Riverside Plaza was constructed in 1973 as a part of the “New Town—In Town” model designed to seamlessly integrate housing, jobs, arts and recreation, shopping, education, and even health care to create a “city within a city” for working class residents. Community members didn’t like the idea of an “artificial community” and massive protests ensued. These protests stopped construction of 8-10 more plazas with similar designs to Riverside Plaza.
In the 1980s and 90s, a wave of refugees, asylum seekers, and immigrants from Vietnam settled in the apartments. A second wave came from East Africa following the Civil War in Somalia and civil unrest in neighboring Ethiopia and Eritrea.

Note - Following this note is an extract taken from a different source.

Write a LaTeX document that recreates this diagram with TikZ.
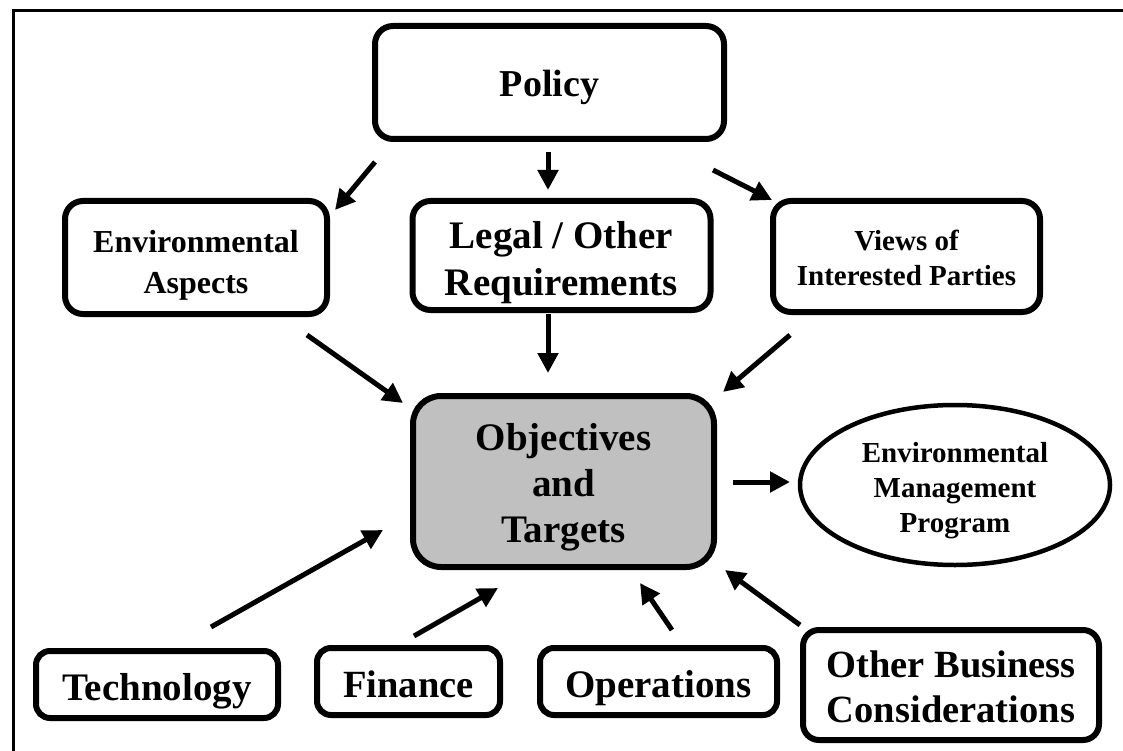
\documentclass[tikz,border=0pt]{standalone}
\usepackage{fontspec}
\setmainfont{Liberation Serif}
\usetikzlibrary{arrows.meta,shapes.geometric}
\definecolor{objgray}{RGB}{192,192,192}
\tikzset{
  box/.style={draw=black, line width=6pt, rounded corners=18pt, align=center,
    inner sep=0pt, text depth=0pt},
  arr/.style={line width=5pt, -{Triangle[length=20pt,width=20pt]}},
  frameline/.style={line width=3pt},
}
\begin{document}
\begin{tikzpicture}[x=1pt,y=-1pt]
\useasboundingbox (0,0) rectangle (1123,751);
% frame
\coordinate (ftr) at (1123,11);
\coordinate (ftl) at (11.5,11);
\coordinate (fbl) at (13,751);
\coordinate (ftl2) at (13,9.5);
\draw[frameline] (ftl) -- (ftr);
\draw[frameline] (ftl2) -- (fbl);

% nodes
\node[box, minimum width=349pt, minimum height=113pt, text height=29pt,
  font=\bfseries\fontsize{38}{46}\selectfont] (policy) at (549.5,82.5) {Policy};
\node[box, minimum width=298pt, minimum height=109pt, text height=79pt,
  font=\bfseries\fontsize{39}{47}\selectfont] (legal) at (561.5,255.5) {Legal / Other\\Requirements};
\node[box, minimum width=262pt, minimum height=113pt, text height=71pt,
  font=\bfseries\fontsize{32}{41}\selectfont] (env) at (196,257.5) {Environmental\\Aspects};
\node[box, minimum width=267pt, minimum height=111pt, text height=57pt,
  font=\bfseries\fontsize{29}{35}\selectfont] (views) at (906.5,256.5) {Views of\\Interested Parties};
\node[box, fill=objgray, rounded corners=28pt, minimum width=301pt, minimum height=171pt,
  text height=121pt,
  font=\bfseries\fontsize{39}{46}\selectfont] (obj) at (563.5,481.5) {Objectives\\and\\Targets};
\node[draw=black, line width=4.5pt, ellipse, minimum width=310pt, minimum height=160pt,
  inner sep=0pt, align=center, text depth=0pt, text height=94pt,
  font=\bfseries\fontsize{29}{35}\selectfont] (emp) at (955,485)
  {Environmental\\Management\\Program};
\node[box, rounded corners=14pt, minimum width=242pt, minimum height=67pt, text height=31pt,
  font=\bfseries\fontsize{39}{46}\selectfont] (tech) at (157,684.5) {Technology};
\node[box, rounded corners=14pt, minimum width=183pt, minimum height=67pt, text height=31pt,
  font=\bfseries\fontsize{38.5}{46}\selectfont] (fin) at (408.5,681.5) {Finance};
\node[box, rounded corners=14pt, minimum width=237pt, minimum height=67pt, text height=31pt,
  font=\bfseries\fontsize{39}{46}\selectfont] (ops) at (658.5,681.5) {Operations};
\node[box, rounded corners=16pt, minimum width=296pt, minimum height=110pt, text height=74pt,
  font=\bfseries\fontsize{38.5}{45}\selectfont] (other) at (951,685) {Other Business\\Considerations};

% arrow end points
\coordinate (a1s) at (375,162);  \coordinate (a1e) at (335,210);
\coordinate (a2s) at (548,152);  \coordinate (a2e) at (548,190);
\coordinate (a3s) at (713,170);  \coordinate (a3e) at (772,200);
\coordinate (a4s) at (307,335);  \coordinate (a4e) at (403,403);
\coordinate (a5s) at (548,314);  \coordinate (a5e) at (548,373);
\coordinate (a6s) at (790,335);  \coordinate (a6e) at (723,392);
\coordinate (a7s) at (733,482);  \coordinate (a7e) at (790,482);
\coordinate (a8s) at (211,627);  \coordinate (a8e) at (383,530);
\coordinate (a9s) at (414,636);  \coordinate (a9e) at (498,588);
\coordinate (a10s) at (672,630); \coordinate (a10e) at (640,583);
\coordinate (a11s) at (800,625); \coordinate (a11e) at (725,570);

\draw[arr] (a1s) -- (a1e);
\draw[arr] (a2s) -- (a2e);
\draw[arr] (a3s) -- (a3e);
\draw[arr] (a4s) -- (a4e);
\draw[arr] (a5s) -- (a5e);
\draw[arr] (a6s) -- (a6e);
\draw[arr] (a7s) -- (a7e);
\draw[arr] (a8s) -- (a8e);
\draw[arr] (a9s) -- (a9e);
\draw[arr] (a10s) -- (a10e);
\draw[arr] (a11s) -- (a11e);
\end{tikzpicture}
\end{document}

The six high-rise apartment buildings of Cedar Riverside Plaza house approximately 4,500-5,000 residents. Currently, 80% of the residents are immigrants and refugees from East Africa, mostly from Somalia. Roughly 18% are of Southeast Asian descent with a small number of Latinos/Chicanos and African Americans. 70% of the residents live at or below the federal poverty level, and many help to financially support their families living in refugee camps in their countries of origin. Residents at Riverside Plaza formed the Riverside Plaza Tenants' Association (RPTA) to advocate for their needs and interests. As a result, RPTA established The Cedar Riverside Adult Education Collaborative (CRAEC) to serve Riverside Plaza tenants as well as English language learners in the surrounding area. CRAEC classes currently meet in the E, F and M buildings, as well as at Brian Coyle Community Center just across the street.
Many of the original community and commercial spaces in Riverside Plaza have been converted to other uses over the years, including classrooms for CRAEC. Additionally, Cedar Riverside Community School (K-8) serves the needs of the Riverside Plaza residents and other nearby families. The Riverside Plaza apartment complex currently houses a grocery store, after-school homework help, child care, a sewing program, Augsburg Health Commons drop-in center and a security office. As the population and needs of the residents of Riverside Plaza fluctuate, the programming and allocation of space will continue to change as well.